What is the read defender? When a team does a read-option or RPO, there is one defender on the outside who isn’t accounted for by the offensive line. He is the quarterback’s responsibility. Whatever that defender does determines what the quarterback chooses to do. When you are a defender with Davenport’s size and length, you can eat up enough space to erase that play anyway. Having those traits gives you a different margin of error and allows for a bit more aggressiveness.

Ability to play inside

Davenport was drafted to mainly be a defensive end, but that’s not all he can do. With Brian Flores’ 3-4 aggressive style, he will use Davenport in myriad ways. The exciting part of his potential is using him on the inside.

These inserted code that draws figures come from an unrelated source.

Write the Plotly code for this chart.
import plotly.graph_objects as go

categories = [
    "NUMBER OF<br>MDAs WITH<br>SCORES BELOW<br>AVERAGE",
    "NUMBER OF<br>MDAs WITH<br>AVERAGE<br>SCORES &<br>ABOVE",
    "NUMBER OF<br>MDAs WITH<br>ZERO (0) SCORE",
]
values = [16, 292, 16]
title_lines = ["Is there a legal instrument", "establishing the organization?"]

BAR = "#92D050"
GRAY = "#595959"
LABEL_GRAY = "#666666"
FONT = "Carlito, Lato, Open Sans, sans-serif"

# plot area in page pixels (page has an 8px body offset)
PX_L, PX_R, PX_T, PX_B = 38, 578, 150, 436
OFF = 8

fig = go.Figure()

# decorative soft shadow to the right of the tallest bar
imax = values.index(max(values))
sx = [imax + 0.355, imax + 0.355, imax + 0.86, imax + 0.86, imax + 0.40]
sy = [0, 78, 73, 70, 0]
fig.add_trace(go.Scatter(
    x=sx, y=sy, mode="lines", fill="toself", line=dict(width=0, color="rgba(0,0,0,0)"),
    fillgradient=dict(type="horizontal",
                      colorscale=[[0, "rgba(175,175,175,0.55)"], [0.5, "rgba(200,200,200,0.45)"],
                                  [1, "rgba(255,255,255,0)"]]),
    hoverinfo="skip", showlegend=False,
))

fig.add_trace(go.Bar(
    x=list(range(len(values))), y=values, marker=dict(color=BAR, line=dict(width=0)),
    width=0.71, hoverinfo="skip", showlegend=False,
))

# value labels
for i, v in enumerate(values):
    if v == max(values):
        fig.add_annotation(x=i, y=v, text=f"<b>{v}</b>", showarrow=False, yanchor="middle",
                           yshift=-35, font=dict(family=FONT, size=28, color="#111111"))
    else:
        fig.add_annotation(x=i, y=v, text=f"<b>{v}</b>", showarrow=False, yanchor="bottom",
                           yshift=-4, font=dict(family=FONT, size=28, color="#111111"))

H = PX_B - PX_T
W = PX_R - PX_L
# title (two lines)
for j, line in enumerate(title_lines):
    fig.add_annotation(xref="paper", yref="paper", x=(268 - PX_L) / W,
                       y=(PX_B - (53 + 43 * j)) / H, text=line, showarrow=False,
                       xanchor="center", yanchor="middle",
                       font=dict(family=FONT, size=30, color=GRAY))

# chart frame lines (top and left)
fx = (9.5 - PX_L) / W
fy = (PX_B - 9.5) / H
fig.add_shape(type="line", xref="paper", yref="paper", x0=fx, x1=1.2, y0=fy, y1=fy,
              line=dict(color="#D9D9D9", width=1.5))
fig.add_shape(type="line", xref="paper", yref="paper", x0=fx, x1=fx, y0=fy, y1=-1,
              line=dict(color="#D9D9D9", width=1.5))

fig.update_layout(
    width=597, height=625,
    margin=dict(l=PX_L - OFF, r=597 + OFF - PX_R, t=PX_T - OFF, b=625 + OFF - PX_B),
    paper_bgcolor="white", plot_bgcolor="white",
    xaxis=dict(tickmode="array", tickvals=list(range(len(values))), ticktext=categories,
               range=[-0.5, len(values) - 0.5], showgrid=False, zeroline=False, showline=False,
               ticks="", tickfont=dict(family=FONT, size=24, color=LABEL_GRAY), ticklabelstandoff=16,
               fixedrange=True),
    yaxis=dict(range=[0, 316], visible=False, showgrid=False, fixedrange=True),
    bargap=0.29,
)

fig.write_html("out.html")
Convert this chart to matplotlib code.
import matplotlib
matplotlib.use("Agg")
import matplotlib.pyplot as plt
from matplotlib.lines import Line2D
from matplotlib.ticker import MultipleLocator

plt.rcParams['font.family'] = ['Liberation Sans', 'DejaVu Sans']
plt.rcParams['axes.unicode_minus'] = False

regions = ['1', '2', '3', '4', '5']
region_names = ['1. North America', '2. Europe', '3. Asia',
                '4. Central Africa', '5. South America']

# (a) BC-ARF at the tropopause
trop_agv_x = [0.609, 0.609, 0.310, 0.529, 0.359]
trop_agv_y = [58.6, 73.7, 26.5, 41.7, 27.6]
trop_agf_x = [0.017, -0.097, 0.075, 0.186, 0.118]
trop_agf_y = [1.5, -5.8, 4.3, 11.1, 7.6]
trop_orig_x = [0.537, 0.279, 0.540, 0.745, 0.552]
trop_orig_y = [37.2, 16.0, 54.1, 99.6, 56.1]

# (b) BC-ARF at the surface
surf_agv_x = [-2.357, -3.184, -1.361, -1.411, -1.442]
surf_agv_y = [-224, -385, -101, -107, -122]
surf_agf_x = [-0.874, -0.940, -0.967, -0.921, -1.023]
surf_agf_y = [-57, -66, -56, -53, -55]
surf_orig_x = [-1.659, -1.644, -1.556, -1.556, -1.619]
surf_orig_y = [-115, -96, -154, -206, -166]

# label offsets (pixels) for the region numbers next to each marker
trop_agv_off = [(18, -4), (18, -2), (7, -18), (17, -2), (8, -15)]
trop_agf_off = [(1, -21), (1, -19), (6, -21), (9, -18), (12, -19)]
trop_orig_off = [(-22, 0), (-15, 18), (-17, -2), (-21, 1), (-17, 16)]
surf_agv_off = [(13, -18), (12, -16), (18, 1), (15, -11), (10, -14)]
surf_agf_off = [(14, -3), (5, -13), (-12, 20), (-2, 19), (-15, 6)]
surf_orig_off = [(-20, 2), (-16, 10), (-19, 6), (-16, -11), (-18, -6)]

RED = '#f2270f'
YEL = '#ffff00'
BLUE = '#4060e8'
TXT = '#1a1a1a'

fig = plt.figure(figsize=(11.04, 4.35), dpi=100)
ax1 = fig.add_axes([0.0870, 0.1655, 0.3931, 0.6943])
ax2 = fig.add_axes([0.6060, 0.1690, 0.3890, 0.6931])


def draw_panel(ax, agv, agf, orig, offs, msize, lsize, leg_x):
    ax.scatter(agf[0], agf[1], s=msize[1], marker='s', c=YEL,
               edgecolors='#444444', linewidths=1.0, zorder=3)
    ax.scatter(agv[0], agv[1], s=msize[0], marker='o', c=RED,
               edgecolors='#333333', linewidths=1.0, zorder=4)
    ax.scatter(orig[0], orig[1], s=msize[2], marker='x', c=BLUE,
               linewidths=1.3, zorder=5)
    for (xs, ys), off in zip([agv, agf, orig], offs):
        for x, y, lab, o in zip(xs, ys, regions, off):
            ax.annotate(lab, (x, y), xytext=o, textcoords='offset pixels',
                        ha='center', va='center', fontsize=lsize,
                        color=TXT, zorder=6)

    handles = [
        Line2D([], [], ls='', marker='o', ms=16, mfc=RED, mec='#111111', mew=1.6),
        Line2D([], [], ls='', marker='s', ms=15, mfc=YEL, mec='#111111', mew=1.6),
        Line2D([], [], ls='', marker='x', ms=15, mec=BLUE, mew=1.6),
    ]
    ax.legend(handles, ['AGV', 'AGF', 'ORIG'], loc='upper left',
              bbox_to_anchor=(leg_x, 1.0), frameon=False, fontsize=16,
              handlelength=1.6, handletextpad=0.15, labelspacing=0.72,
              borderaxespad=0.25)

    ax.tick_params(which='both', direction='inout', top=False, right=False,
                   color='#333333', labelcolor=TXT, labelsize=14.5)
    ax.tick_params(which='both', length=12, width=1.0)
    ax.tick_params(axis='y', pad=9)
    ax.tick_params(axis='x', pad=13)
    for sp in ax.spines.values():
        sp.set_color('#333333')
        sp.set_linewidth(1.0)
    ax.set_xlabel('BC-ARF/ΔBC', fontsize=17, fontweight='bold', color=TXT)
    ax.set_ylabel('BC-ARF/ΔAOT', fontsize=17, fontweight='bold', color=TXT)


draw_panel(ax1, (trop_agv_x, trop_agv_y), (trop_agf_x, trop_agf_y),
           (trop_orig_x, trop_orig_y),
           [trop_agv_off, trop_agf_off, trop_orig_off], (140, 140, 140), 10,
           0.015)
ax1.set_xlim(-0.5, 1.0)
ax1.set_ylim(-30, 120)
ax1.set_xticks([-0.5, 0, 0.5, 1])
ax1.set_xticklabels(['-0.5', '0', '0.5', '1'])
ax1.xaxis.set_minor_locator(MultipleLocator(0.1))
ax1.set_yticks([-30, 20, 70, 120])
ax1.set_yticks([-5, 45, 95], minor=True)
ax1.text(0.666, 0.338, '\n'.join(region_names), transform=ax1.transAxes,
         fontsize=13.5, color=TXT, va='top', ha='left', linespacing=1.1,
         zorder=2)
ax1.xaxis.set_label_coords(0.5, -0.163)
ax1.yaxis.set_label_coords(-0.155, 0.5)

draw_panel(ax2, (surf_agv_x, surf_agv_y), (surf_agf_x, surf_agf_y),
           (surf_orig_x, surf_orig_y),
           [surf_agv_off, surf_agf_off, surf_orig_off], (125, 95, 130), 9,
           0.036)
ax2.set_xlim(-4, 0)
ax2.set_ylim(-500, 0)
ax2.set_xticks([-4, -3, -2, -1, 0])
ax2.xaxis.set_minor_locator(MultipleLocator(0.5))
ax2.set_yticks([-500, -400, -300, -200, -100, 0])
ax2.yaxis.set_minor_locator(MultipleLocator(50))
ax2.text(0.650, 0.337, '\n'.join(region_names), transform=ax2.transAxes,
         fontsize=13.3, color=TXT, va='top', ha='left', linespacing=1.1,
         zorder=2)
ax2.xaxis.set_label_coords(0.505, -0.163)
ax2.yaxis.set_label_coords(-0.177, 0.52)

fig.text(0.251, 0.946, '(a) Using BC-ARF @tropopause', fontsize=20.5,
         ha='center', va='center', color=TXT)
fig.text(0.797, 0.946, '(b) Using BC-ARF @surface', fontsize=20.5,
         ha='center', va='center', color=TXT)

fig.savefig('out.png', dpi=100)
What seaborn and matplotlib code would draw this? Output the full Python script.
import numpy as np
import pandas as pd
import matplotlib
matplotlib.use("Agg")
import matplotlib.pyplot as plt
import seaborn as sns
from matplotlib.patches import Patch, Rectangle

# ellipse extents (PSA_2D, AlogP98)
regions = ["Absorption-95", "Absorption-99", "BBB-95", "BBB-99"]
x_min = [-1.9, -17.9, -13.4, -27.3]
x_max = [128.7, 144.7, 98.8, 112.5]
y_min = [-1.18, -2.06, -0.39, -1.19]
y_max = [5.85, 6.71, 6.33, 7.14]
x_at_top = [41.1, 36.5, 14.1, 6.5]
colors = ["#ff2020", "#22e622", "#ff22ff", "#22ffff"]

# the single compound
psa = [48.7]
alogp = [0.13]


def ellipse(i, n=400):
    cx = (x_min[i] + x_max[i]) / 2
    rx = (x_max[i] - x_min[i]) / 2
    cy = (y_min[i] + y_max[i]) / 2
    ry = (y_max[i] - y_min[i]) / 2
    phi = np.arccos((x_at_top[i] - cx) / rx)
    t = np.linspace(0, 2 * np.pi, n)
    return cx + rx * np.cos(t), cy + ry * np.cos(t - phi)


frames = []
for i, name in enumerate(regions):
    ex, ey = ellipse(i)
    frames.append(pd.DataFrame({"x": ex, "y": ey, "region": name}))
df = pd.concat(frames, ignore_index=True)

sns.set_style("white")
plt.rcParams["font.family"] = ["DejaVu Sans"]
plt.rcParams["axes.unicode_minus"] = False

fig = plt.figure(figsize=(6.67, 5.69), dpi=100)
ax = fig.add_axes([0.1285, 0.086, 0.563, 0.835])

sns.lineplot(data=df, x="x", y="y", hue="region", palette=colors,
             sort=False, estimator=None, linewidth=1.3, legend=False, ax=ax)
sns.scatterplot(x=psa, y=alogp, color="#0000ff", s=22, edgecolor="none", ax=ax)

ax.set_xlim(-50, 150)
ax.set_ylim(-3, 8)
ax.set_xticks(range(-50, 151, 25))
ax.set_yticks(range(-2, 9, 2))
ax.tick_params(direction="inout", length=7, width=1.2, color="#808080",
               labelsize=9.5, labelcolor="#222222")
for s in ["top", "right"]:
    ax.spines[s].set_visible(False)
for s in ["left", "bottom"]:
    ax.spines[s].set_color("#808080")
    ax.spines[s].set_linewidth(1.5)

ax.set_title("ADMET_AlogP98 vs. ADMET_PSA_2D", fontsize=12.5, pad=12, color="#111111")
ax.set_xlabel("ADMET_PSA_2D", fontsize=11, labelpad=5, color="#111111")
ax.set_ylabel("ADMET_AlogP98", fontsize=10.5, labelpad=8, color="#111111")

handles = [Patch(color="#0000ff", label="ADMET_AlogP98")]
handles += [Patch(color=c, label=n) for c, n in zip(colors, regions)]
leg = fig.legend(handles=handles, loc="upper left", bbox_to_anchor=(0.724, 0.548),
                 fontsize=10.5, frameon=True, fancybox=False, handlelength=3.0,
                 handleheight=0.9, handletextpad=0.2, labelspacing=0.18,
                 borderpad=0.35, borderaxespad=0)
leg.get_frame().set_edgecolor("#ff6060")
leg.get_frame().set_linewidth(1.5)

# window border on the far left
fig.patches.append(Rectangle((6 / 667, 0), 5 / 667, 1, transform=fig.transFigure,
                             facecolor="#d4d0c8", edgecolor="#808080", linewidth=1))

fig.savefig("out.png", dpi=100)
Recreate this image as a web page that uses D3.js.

The pass-rush rep below shows how smart he is. Lining up as a 4i (lining up on the inside shoulder of the tackle), Davenport baits the guard into not attacking him by rushing straight forward. He attacks that inside shoulder and knocks Mike McGlinchey off balance. Once he does that, Spencer Burford the guard can’t jump back outside quickly enough, and Davenport nearly gets a sack. This type of thing is what Trey Flowers did so well with the New England Patriots.

This rep is similar, except this time Davenport is lined up as a seven technique (just outside the tackle, not lined up over any part of him). His quickness separates him from other defenders. He takes a first step to the outside and shifts his weight quickly to the inside and beats McGlinchey with a nice rip move. Flores will salivate over Davenport’s versatility.

Multiple pass rush moves

Davenport has a bevy of tools at his disposal and, while he can do a lot of things, one of the reasons he only got a prove-it deal was because of inconsistency.

The club-rip is a move that outside rushers use frequently to bend the edge. Davenport can bend, but it’s not his forte. Here he lines up as a five-technique and, with a rushing linebacker, has the edge on the guard Banks. When he sees that he has the edge, Davenport attacks and uses the club/rip. Essentially, you use your arm as a club to knock the hands off and you rip (uppercut-like motion) to get underneath the arms and use the offensive lineman’s body as leverage to get around quickly.

To pair with the club-rip and his excellent power, there is some nuance to Davenport’s pass-rush plan. He has really good hands and displays that here. Before McGlinchey could get his hands on Davenport, he knocks the hands down and has the speed to soften the edge and take the corner.


Davenport has a lot of good on his film, but it’s not all great. There is a lot of inconsistency in his game. One of the reasons why is he needs to deveop a counterattack in his pass-rush plan. One of the elements that makes him special is how he utilizes speed to power. When the offensive lineman re-anchors, Davenport doesn’t have a plan. He isn’t trying to rip, spin, or something else. Developing this facet will be key to truly unlocking his potential.

How will Brian Flores use Davenport?

This is an interesting one. Flores has historically liked using a bigger, hybrid-type defensive end that can do a lot of things. It was Trey flowers in New England and Emmanuel Ogbah in Miami. Both of them saw a lot of success under Flores by working more inside and being a hybrid-style player. There is a major discrepancy on how Davenport should be used. Should he play as an inside power guy or as a speed rusher on the outside? Why pigeonhole him? I expect Flores to line him up everywhere and use him differently.

While you can use him like Flowers and Ogbah, you need to take advantage of his Jadeveon Clowney-level athleticism. Needless to say, Flores is going to have a blast utilizing Davenport this season and potentially beyond.